> _Part of a data file_:
_ _ _ _ _
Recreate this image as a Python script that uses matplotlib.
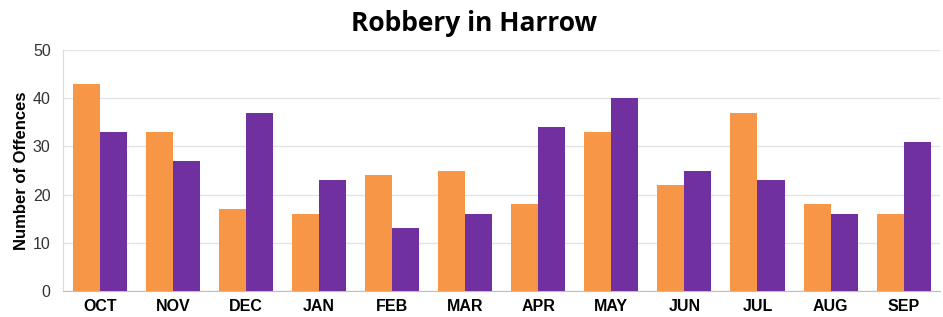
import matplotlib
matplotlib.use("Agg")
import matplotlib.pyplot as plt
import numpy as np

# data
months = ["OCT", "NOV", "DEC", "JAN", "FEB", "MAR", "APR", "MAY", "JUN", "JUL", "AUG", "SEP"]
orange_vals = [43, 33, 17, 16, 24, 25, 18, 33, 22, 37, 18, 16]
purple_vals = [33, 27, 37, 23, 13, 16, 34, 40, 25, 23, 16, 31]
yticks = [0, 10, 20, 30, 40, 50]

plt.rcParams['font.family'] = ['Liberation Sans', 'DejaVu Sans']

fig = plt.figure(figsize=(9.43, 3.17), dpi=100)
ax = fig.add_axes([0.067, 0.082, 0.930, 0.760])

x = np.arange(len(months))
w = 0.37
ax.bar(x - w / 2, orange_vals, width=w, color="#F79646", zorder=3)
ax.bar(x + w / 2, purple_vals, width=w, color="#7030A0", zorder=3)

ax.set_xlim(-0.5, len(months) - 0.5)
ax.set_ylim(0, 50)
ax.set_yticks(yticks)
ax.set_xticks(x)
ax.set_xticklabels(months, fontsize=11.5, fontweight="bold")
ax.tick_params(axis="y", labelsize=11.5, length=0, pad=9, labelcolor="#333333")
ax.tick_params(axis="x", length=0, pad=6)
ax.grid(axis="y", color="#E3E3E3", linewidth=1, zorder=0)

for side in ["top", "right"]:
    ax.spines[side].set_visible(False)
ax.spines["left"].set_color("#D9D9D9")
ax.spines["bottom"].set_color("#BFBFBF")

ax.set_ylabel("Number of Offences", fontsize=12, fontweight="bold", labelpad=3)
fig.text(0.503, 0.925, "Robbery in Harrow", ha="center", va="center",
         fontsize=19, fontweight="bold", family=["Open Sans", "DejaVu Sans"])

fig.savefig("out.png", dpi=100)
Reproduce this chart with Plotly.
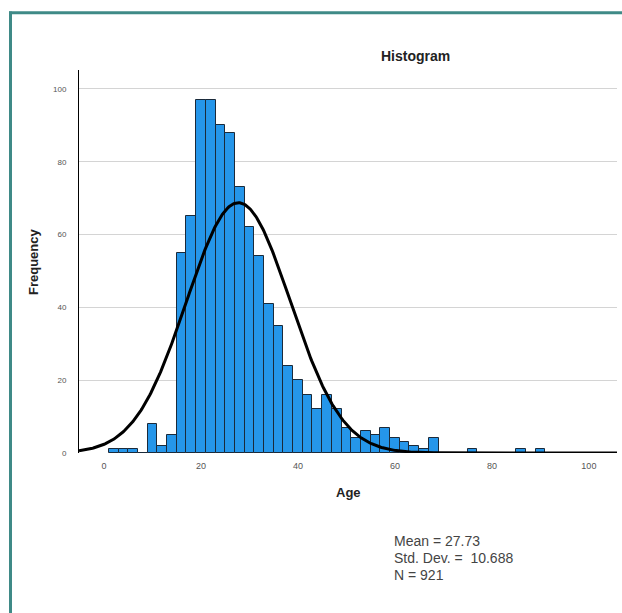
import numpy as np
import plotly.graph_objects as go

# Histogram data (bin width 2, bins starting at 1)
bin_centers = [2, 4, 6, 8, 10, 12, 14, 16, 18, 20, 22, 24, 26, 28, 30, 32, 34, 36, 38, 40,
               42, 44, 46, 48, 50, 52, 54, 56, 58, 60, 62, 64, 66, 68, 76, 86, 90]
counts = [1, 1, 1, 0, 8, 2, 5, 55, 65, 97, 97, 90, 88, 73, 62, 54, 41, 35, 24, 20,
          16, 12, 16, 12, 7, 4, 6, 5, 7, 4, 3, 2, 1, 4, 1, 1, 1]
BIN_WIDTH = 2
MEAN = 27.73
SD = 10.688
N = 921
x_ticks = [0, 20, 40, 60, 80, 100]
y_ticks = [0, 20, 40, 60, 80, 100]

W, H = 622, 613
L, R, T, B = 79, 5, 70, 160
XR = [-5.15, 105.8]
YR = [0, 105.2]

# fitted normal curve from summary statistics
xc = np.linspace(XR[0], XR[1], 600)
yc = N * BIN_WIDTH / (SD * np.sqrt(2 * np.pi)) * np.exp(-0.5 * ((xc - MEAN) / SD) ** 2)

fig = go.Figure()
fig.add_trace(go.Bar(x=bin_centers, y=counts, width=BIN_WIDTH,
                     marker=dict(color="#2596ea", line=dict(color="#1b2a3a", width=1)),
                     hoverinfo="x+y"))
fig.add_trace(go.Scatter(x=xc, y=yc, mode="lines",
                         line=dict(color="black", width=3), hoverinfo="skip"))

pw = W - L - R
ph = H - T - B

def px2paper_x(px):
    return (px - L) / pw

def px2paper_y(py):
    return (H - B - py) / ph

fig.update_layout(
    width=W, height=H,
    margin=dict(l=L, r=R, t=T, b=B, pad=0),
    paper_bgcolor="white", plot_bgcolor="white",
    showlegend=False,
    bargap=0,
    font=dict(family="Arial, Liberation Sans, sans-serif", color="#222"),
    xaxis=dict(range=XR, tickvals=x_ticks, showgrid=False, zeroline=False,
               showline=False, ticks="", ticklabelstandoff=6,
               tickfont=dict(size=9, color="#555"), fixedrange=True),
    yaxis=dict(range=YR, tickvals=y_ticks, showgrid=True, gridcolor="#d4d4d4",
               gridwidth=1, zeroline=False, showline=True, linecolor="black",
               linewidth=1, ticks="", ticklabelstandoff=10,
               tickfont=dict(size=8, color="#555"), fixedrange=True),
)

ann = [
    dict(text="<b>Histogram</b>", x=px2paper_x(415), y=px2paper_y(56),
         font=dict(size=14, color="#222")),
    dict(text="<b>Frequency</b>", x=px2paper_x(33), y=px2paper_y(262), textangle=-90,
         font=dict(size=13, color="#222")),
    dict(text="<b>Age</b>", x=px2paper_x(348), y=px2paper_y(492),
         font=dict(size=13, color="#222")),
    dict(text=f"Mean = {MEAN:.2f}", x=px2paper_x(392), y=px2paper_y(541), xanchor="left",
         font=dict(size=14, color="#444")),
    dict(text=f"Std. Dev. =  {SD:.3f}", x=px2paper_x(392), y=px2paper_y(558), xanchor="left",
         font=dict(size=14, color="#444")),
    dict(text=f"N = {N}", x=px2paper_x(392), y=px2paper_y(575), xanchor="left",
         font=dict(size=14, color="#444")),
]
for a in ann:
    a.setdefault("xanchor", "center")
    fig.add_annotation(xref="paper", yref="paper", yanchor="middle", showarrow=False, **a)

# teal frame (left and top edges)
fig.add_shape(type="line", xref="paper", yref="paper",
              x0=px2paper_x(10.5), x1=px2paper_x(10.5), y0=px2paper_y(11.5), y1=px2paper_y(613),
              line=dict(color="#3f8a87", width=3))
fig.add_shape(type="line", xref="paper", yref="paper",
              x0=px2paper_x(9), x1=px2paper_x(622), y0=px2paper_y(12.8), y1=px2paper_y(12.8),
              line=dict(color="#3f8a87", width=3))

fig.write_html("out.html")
_ _ _ _ _
Copy, word for word, the entries above from the first line to the line that holds "ax = fig.add_axes([0.067, 0.082, 0.930, 0.760])". Drop the pictures.

> _Correct output_:
Recreate this image as a Python script that uses matplotlib.
import matplotlib
matplotlib.use("Agg")
import matplotlib.pyplot as plt
import numpy as np

# data
months = ["OCT", "NOV", "DEC", "JAN", "FEB", "MAR", "APR", "MAY", "JUN", "JUL", "AUG", "SEP"]
orange_vals = [43, 33, 17, 16, 24, 25, 18, 33, 22, 37, 18, 16]
purple_vals = [33, 27, 37, 23, 13, 16, 34, 40, 25, 23, 16, 31]
yticks = [0, 10, 20, 30, 40, 50]

plt.rcParams['font.family'] = ['Liberation Sans', 'DejaVu Sans']

fig = plt.figure(figsize=(9.43, 3.17), dpi=100)
ax = fig.add_axes([0.067, 0.082, 0.930, 0.760])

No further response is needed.